I’m not familiar with the SolrSearch plugin, so maybe someone else can clarify its role here.

Still, you’re likely seeing different results because the site-wide search and advanced search query different tables. The site-wide search performs a full-text (i.e. relevancy) search on the search_texts table, while the advanced search page performs a search on the element_texts table.

When the PDF Text plugin detects a PDF file, it extracts the text and saves it as File metadata, not Item metadata. This is an important distinction because the advanced search only queries Item metadata, so the PDF text is invisible when using that page.

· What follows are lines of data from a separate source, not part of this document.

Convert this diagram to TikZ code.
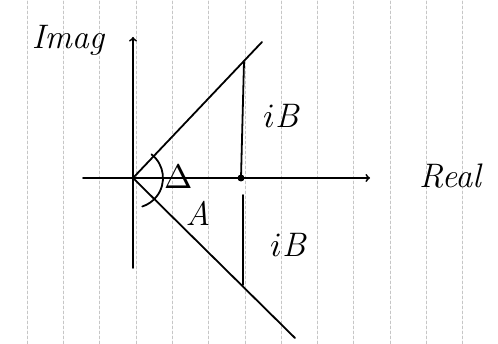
\documentclass[tikz,border=0pt]{standalone}
\usepackage{fontspec}
\usepackage{unicode-math}
\begin{document}
\begin{tikzpicture}[x=1pt,y=1pt,line cap=round,line join=round,line width=1.8pt,
  hand/.style={font=\fontsize{34}{36}\selectfont\itshape},
  ruling/.style={line width=0.5pt,gray!45,dash pattern=on 3pt off 2pt}]
  \useasboundingbox (0,0) rectangle (498,344);
  % ruled paper
  \foreach \i in {0,...,12}
    \draw[ruling] (27+36.3*\i,0) -- (27+36.3*\i,344);
  % axes
  \coordinate (O) at (133,166);
  \draw[->] (83,166) -- (370,166) coordinate (re);
  \draw[->] (133,76) -- (133,307) coordinate (im);
  \node[hand] (imag) at (68,304) {Imag};
  \node[hand] (real) at (450,168) {Real};
  % the two rays
  \coordinate (U) at (262,302);
  \coordinate (L) at (295,6);
  \draw (O) -- (U);
  \draw (O) -- (L);
  \coordinate (P) at (244,282);
  \coordinate (Q) at (243,59);
  \coordinate (M) at (241,166);
  \fill (M) circle (3.5pt);
  \draw (P) -- (M);
  \draw (243,149) -- (Q);
  \node[hand] (ib1) at (281,228) {$i$B};
  \node[hand] (ib2) at (288,99) {$i$B};
  % angle
  \draw (O) ++(52:30) arc[start angle=52,end angle=-72,radius=30];
  \node[hand] (delta) at (179,168) {$\Delta$};
  \node[hand] (a) at (198,131) {A};
\end{tikzpicture}
\end{document}
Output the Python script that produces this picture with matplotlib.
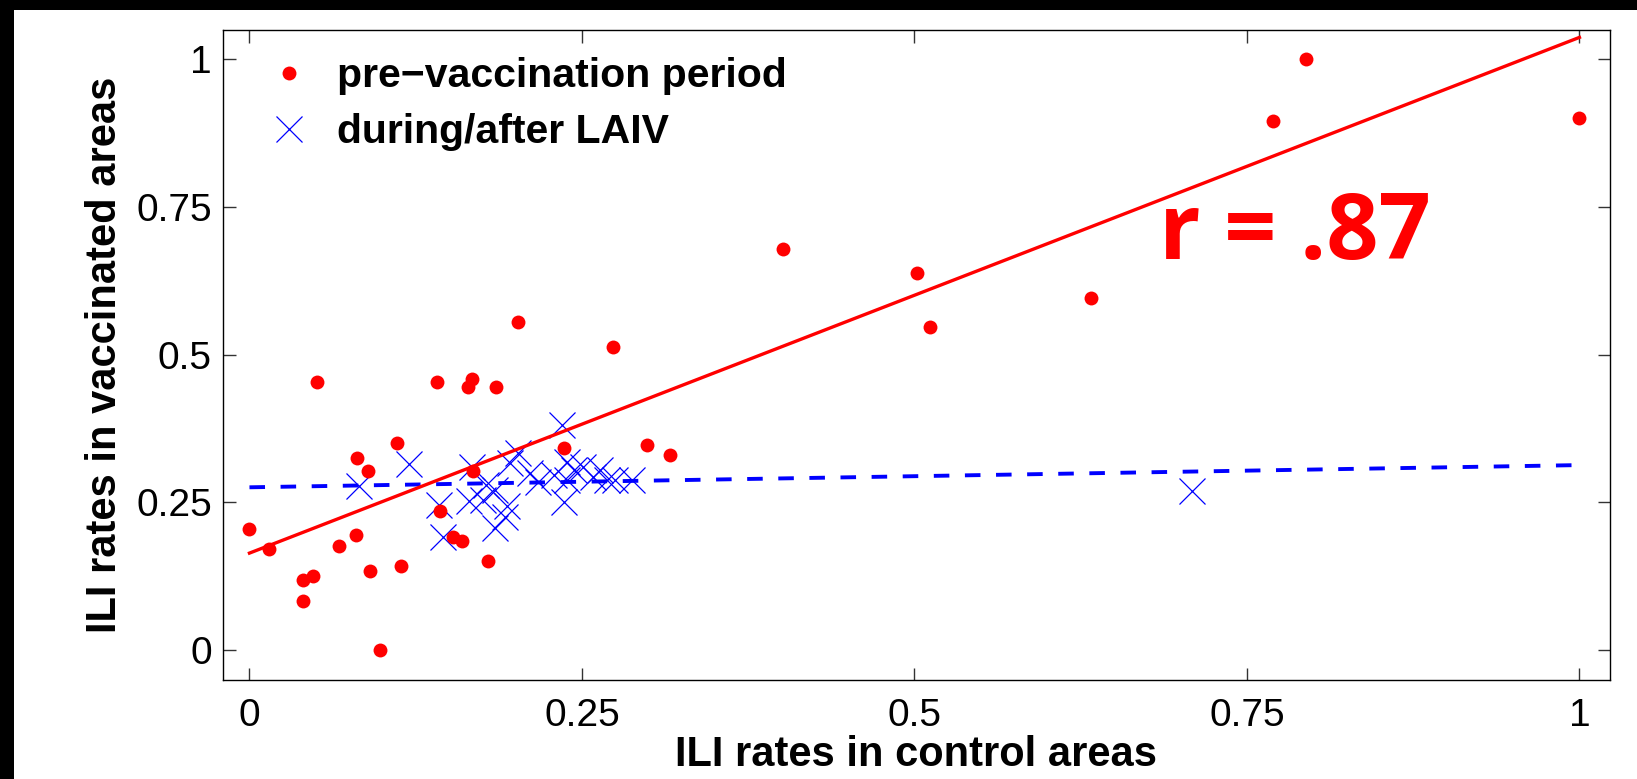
import numpy as np
import matplotlib
matplotlib.use('Agg')
from matplotlib import pyplot as plt
from matplotlib.patches import Rectangle

# pre-vaccination period (red dots)
pre_x = [0.000, 0.015, 0.0405, 0.048, 0.0405, 0.051, 0.067, 0.080, 0.081, 0.089,
         0.091, 0.098, 0.111, 0.114, 0.141, 0.143, 0.153, 0.160, 0.168, 0.1645,
         0.1675, 0.185, 0.179, 0.2016, 0.2735, 0.2367, 0.2986, 0.3162, 0.401, 0.502,
         0.512, 0.6325, 0.7946, 0.7696, 1.000]
pre_y = [0.205, 0.171, 0.1185, 0.126, 0.083, 0.454, 0.176, 0.194, 0.3245, 0.3036,
         0.1337, 0.000, 0.350, 0.1427, 0.454, 0.2353, 0.192, 0.185, 0.3036, 0.4447,
         0.458, 0.4458, 0.151, 0.5547, 0.5135, 0.3425, 0.347, 0.330, 0.679, 0.638,
         0.546, 0.5954, 1.000, 0.8955, 0.901]

# during/after LAIV (blue crosses)
laiv_x = [0.0826, 0.1202, 0.1427, 0.1452, 0.1670, 0.1653, 0.1758, 0.1780, 0.1846, 0.1934,
          0.1846, 0.1920, 0.2016, 0.1959, 0.2172, 0.2110, 0.2347, 0.2367, 0.2390, 0.2390,
          0.2440, 0.2510, 0.2585, 0.2635, 0.2686, 0.2748, 0.2874, 0.2290, 0.7087]
laiv_y = [0.2776, 0.3149, 0.2455, 0.1908, 0.3090, 0.2528, 0.2540, 0.2790, 0.2709, 0.2438,
          0.2060, 0.2257, 0.3340, 0.3160, 0.2850, 0.2990, 0.3810, 0.2510, 0.3188, 0.2880,
          0.3050, 0.3100, 0.2934, 0.3047, 0.2878, 0.2878, 0.2878, 0.2960, 0.2692]

# fitted lines
fit_x = [0.0, 1.0]
pre_fit_y = [0.164, 1.037]
laiv_fit_y = [0.2754, 0.313]

r_text = 'r = .87'

fig = plt.figure(figsize=(16.37, 7.79), dpi=100, facecolor='black')
# white page with the black screenshot border on top/left
fig.patches.append(Rectangle((14 / 1637, 0), 1, (779 - 10) / 779,
                             transform=fig.transFigure, facecolor='white',
                             edgecolor='none', zorder=-10))

ax = fig.add_axes([223 / 1637, 1 - 680 / 779, 1386.5 / 1637, 649.7 / 779])

blue_pts, = ax.plot(laiv_x, laiv_y, 'x', color='blue', markersize=19,
                    markeredgewidth=0.9, label='during/after LAIV', zorder=2)
ax.plot(fit_x, laiv_fit_y, '--', color='blue', linewidth=2.8,
        dashes=(4.0, 4.0), zorder=3)
red_pts, = ax.plot(pre_x, pre_y, 'o', color='red', markersize=10,
                   markeredgewidth=0, label='pre\u2212vaccination period', zorder=4)
ax.plot(fit_x, pre_fit_y, '-', color='red', linewidth=2.4, zorder=5)

ax.text(0.684, 0.662, r_text, color='red', fontsize=66, fontweight='bold',
        family='Open Sans', ha='left', va='baseline')

ax.set_xlim(-0.0199, 1.0226)
ax.set_ylim(-0.0508, 1.049)
ticks = [0, 0.25, 0.5, 0.75, 1]
tick_labels = ['0', '0.25', '0.5', '0.75', '1']
ax.set_xticks(ticks)
ax.set_xticklabels(tick_labels)
ax.set_yticks(ticks)
ax.set_yticklabels(tick_labels)

for lab in ax.get_xticklabels() + ax.get_yticklabels():
    lab.set_family('Liberation Sans')
    lab.set_fontsize(28)
ax.tick_params(axis='both', direction='in', length=9, width=1.0,
               top=True, right=True, color='#333333')
ax.tick_params(axis='x', pad=13)
ax.tick_params(axis='y', pad=8)
for sp in ax.spines.values():
    sp.set_linewidth(1.0)

ax.set_xlabel('ILI rates in control areas', fontsize=30, fontweight='bold',
              family='Liberation Sans', labelpad=1)
ax.set_ylabel('ILI rates in vaccinated areas', fontsize=30, fontweight='bold',
              family='Liberation Sans', labelpad=8)

leg = ax.legend(handles=[red_pts, blue_pts], loc='upper left',
                bbox_to_anchor=(0.0346, 0.959), frameon=False, numpoints=1,
                handlelength=0.9, handletextpad=0.72, labelspacing=0.45,
                borderaxespad=0, borderpad=0,
                prop={'family': 'Liberation Sans', 'weight': 'bold', 'size': 29.5})

fig.savefig('out.png', dpi=100, facecolor=fig.get_facecolor())
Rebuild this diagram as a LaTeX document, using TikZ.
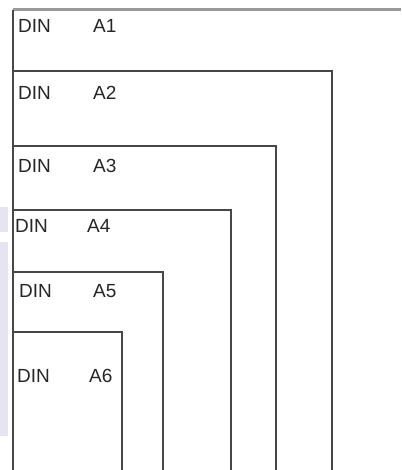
\documentclass[tikz,border=0pt]{standalone}
\usepackage{fontspec}
\setmainfont{Liberation Sans}
\definecolor{lav}{RGB}{230,228,241}
\begin{document}
\begin{tikzpicture}[x=1pt,y=-1pt,
  frame/.style={draw=black!72,line width=1.6pt},
  topline/.style={draw=black!40,line width=3pt},
  lbl/.style={anchor=base west,inner sep=0pt,font=\fontsize{19}{22}\selectfont,text=black!85}]
\useasboundingbox (0,0) rectangle (401,470);
\fill[white] (0,0) rectangle (401,470);
% lavender strip on the left
\fill[lav] (0,207) rectangle (8,232);
\fill[lav] (0,242) rectangle (8,436);
% top line (A1)
\draw[topline] (13,10) -- (401,10);
% left edge
\draw[frame] (13,10) -- (13,470);
% nested sheets
\draw[frame] (13,71) -- (332,71) -- (332,470);
\draw[frame] (13,146) -- (276,146) -- (276,470);
\draw[frame] (13,210) -- (231,210) -- (231,470);
\draw[frame] (13,272) -- (163,272) -- (163,470);
\draw[frame] (13,332) -- (122,332) -- (122,470);
% labels
\node[lbl] (d1) at (18,33) {DIN};  \node[lbl] (a1) at (93,33) {A1};
\node[lbl] (d2) at (18,100) {DIN}; \node[lbl] (a2) at (93,100) {A2};
\node[lbl] (d3) at (18,172) {DIN}; \node[lbl] (a3) at (93,172) {A3};
\node[lbl] (d4) at (15,232) {DIN}; \node[lbl] (a4) at (87,232) {A4};
\node[lbl] (d5) at (19,297) {DIN}; \node[lbl] (a5) at (93,297) {A5};
\node[lbl] (d6) at (17,382) {DIN}; \node[lbl] (a6) at (89,382) {A6};
\end{tikzpicture}
\end{document}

The site-wide search, on the other hand, does query File metadata (because of an automatic process that appends it to the parent Item’s metadata).

In short you aren’t seeing PDF text in your advanced search results because the advanced search doesn’t search File metadata. You are seeing PDF text in your site-wide search because the full-text table contains an aggregation of File and Item metadata.

I’ve created an issue on GitHub that may solve this problem, but I’m not sure if and when we can get to it.

Amanda · March 8, 2017, 5:25pm

Thank you for the clarification - I did indeed realize that there was a File metadata, but did not realize (for some reason) that different tables are being searched for the site-wide versus advanced search pages. That makes a lot more sense now. Thanks for creating the issue - I appreciate it - and I won’t worry about it right now as we’re still developing our database privately.